Naturally, Léna makes the holiday miserable for everyone, fighting with Nigel, precipitously leaving, only to turn around and come straight back, just in time to run into her brother’s friend Simon (played with admirable restraint by Louis Garrel), whom she may or may not be romantically interested in. Surprisingly, she just cannot make up her mind which. Eventually, the grandparents leave on their Italian vacation and their ostensibly grown children return to Paris, but their dysfunctional behavior patterns remain unchanged.

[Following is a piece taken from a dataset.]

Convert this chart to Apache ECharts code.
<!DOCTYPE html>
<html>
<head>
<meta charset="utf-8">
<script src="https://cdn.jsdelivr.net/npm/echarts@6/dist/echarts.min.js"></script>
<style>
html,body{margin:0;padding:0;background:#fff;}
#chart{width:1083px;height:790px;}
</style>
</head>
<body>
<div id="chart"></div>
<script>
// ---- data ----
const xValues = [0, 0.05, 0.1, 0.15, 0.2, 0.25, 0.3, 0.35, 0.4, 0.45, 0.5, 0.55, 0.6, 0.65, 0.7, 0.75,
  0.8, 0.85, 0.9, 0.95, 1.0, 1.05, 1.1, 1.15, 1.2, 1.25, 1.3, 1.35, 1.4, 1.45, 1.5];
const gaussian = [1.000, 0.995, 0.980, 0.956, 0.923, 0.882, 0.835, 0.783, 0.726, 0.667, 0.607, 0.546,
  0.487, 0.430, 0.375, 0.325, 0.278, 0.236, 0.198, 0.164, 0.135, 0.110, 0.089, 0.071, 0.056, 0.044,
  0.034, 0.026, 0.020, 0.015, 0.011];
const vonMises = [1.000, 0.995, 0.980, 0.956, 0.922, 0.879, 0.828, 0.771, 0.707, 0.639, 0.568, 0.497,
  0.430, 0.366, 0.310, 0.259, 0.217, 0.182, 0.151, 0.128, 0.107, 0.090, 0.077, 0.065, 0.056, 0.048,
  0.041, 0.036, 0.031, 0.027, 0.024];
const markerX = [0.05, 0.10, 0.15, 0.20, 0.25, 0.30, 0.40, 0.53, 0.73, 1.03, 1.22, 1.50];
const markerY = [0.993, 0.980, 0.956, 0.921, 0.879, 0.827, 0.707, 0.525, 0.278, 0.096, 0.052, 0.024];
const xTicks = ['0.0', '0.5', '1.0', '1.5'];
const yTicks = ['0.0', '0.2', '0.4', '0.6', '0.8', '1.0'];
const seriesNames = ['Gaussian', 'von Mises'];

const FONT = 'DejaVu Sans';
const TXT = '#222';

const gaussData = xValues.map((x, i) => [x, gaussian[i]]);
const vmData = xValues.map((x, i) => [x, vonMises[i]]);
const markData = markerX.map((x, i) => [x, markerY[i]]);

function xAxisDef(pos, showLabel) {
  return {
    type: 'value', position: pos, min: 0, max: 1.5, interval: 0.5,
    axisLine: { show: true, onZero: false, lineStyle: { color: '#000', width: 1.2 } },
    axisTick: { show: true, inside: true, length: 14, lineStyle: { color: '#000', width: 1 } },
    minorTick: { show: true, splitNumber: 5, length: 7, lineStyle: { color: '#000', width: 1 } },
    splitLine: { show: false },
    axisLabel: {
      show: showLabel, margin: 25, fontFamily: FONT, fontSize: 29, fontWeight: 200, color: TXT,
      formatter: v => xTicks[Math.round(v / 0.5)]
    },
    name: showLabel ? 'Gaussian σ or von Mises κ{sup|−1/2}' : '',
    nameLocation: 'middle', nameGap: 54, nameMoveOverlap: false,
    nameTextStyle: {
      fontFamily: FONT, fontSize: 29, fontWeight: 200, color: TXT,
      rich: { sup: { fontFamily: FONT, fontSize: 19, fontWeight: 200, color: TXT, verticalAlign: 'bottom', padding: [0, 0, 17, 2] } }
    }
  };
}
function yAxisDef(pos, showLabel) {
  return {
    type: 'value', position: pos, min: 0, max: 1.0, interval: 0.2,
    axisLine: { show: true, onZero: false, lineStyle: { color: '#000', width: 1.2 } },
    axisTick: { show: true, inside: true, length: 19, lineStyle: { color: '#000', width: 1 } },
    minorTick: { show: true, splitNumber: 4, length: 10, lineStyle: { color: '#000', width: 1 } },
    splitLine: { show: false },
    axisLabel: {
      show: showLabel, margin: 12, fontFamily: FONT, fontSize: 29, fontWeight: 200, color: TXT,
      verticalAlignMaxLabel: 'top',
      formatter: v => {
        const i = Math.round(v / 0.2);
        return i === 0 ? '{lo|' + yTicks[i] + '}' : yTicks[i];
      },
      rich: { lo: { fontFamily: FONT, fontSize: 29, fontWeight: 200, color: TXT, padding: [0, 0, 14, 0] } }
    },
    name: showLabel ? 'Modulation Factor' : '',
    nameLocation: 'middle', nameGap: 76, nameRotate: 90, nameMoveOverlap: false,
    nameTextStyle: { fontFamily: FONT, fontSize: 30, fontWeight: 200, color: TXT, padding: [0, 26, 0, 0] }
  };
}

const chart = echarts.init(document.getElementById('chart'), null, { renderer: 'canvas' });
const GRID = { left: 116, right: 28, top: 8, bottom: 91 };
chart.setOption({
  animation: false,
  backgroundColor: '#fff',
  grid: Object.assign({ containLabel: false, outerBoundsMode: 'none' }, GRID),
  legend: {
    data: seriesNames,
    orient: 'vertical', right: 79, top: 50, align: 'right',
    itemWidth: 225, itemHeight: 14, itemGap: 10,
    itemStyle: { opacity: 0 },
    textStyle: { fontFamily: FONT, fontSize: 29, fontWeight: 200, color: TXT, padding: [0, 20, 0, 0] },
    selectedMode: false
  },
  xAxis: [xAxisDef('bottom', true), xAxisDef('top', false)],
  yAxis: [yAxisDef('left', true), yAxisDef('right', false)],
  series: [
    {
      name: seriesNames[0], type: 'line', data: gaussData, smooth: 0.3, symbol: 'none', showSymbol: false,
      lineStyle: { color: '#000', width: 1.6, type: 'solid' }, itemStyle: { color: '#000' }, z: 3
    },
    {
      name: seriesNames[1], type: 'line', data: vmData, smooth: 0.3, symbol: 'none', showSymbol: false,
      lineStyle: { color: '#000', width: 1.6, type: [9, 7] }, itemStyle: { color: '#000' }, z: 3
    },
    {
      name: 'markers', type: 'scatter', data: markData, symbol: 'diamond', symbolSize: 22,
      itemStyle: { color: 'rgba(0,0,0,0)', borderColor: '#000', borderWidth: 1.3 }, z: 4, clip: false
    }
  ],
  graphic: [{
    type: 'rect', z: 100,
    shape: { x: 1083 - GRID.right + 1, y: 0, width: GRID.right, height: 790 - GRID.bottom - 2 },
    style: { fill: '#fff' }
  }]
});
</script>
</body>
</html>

It is certainly a testament to Chiara Mastroianni’s performance and Honoré’s uncomfortably intimate direction just how excruciating it can be spending time with Léna. In a way, Plans follows in the tradition of 1970’s films starring Jill Clayburgh, but it has a distinctly French sensibility. It also has the courage of its convictions, rather boldly concluding with a scene perfectly in keeping with Léna’s well established emotional issues, instead of imposing a pat feel-good ending of feminist empowerment.
Perhaps audience reactions to Plans will cleave along gender lines, but one would think most women would find Léna’s parenting highly problematic. Still, the relationship between her and her highly intuitive son Anton is convincingly developed. It is also provides a strange fantastical interlude, when he recounts the Breton legend of Kallet Gollet (Catherine the Damned), whose significance within the film is not immediately revealed, beyond what it might suggest of his state of mind.

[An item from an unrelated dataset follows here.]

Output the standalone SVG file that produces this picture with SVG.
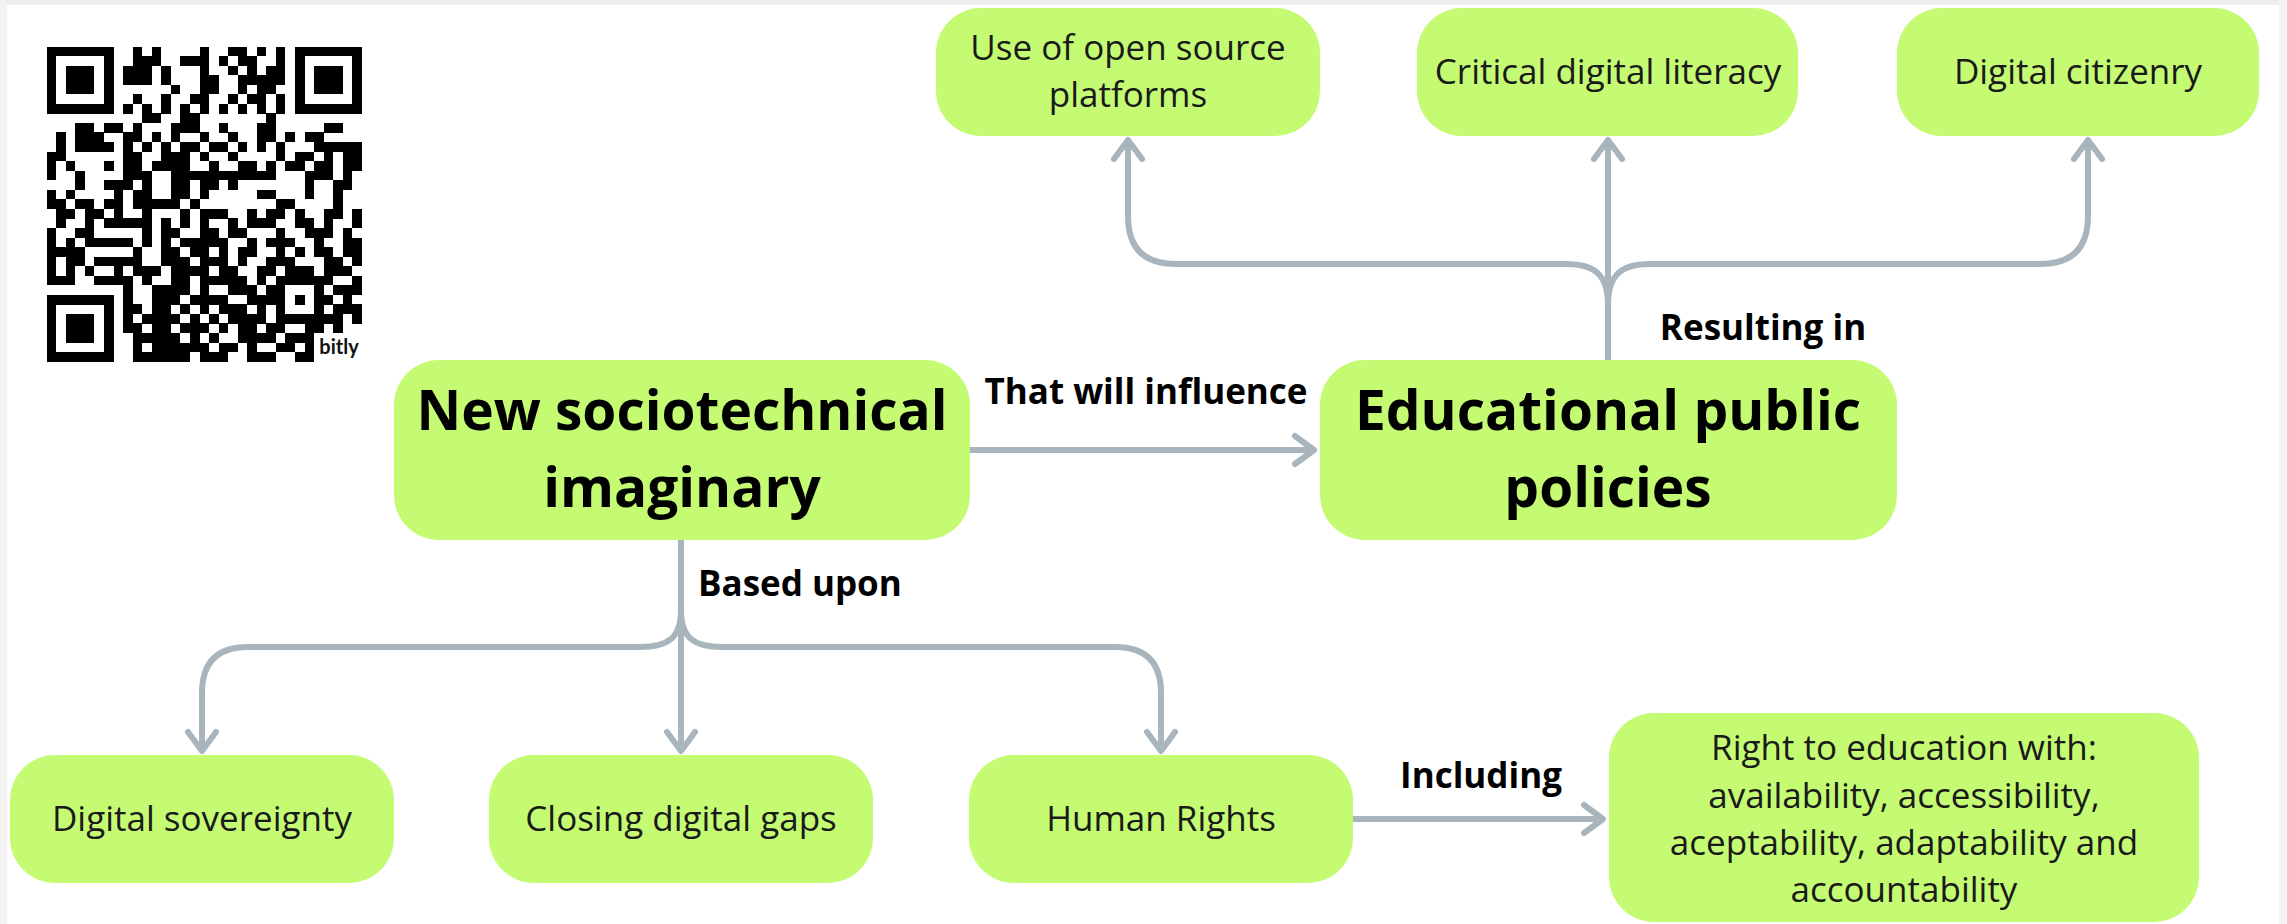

As annoying as Léna’s petulant indecision might be, rather than passive-aggressive she is aggressively passive, her scenes with both Nigel and Simon have an honest intensity. The French-American Jean-Marc Barr is particularly nuanced as Nigel, believably exasperated yet still credibly attracted to his unstable ex. However, the comfortable but loveless marriage of her parents seems like a rather obvious (almost clichéd) counterpoint.
Even 109 minutes with Léna is trying, but credit Honoré and Mastroianni for not sugar-coating or soft-pedaling their depiction of maternal confusion. A film easier to respect than to love, Plans opens this Friday (8/20) in New York at the IFC Center.